Kind of like bread dough, caulking can be overworked—you have to know when to leave well enough alone. You also have to know when to stop because it’s easy to get carried away, sealing miniscule cracks until nightfall. Caulking is a particularly addicting home improvement job because it provides instant, satisfying results.

Which brings me to the philosophical portion of this column, wherein I relate some of the marginally insightful things that occur to me while caulking.

Life is relentlessly harsh on people, throwing difficult individuals into our families or workplaces and frequently piling aggravating situations upon us, such as sudden loss, illness or financial distress. As a result, we all have cracks in our facades—and you can easily spot the folks who have given up and are rapidly falling apart as they continue to face the rigors of living.

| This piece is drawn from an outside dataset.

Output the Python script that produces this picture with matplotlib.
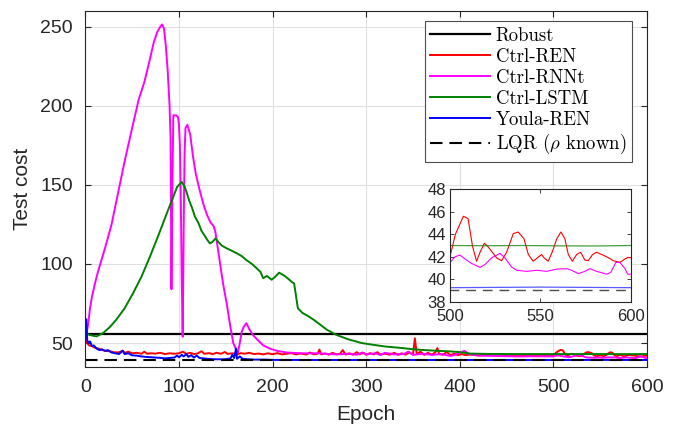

But Planet Janet Personal Caulk can prevent this devastating personal erosion! Available to readers of this column today only, absolutely free, you can smear it all over yourself or others on an as-needed basis.

Planet Janet Personal Caulk comes in many forms: a sincere compliment, a loan of your vehicle, a thank-you or sympathy card, an hour of your time helping someone, a hot meal, a good night’s sleep, an uplifting book or film, a walk on the beach, a quiet moment spent holding someone’s hands.

Each application of Planet Janet Personal Caulk has lasting effects—just the memory of the balm provides a boost for months afterward to the self or individual in need of sealing against life’s severest elements. So, keep a supply in the trunk of your car, your wallet, or your desk drawer. I guarantee you’ll weather longer, and better.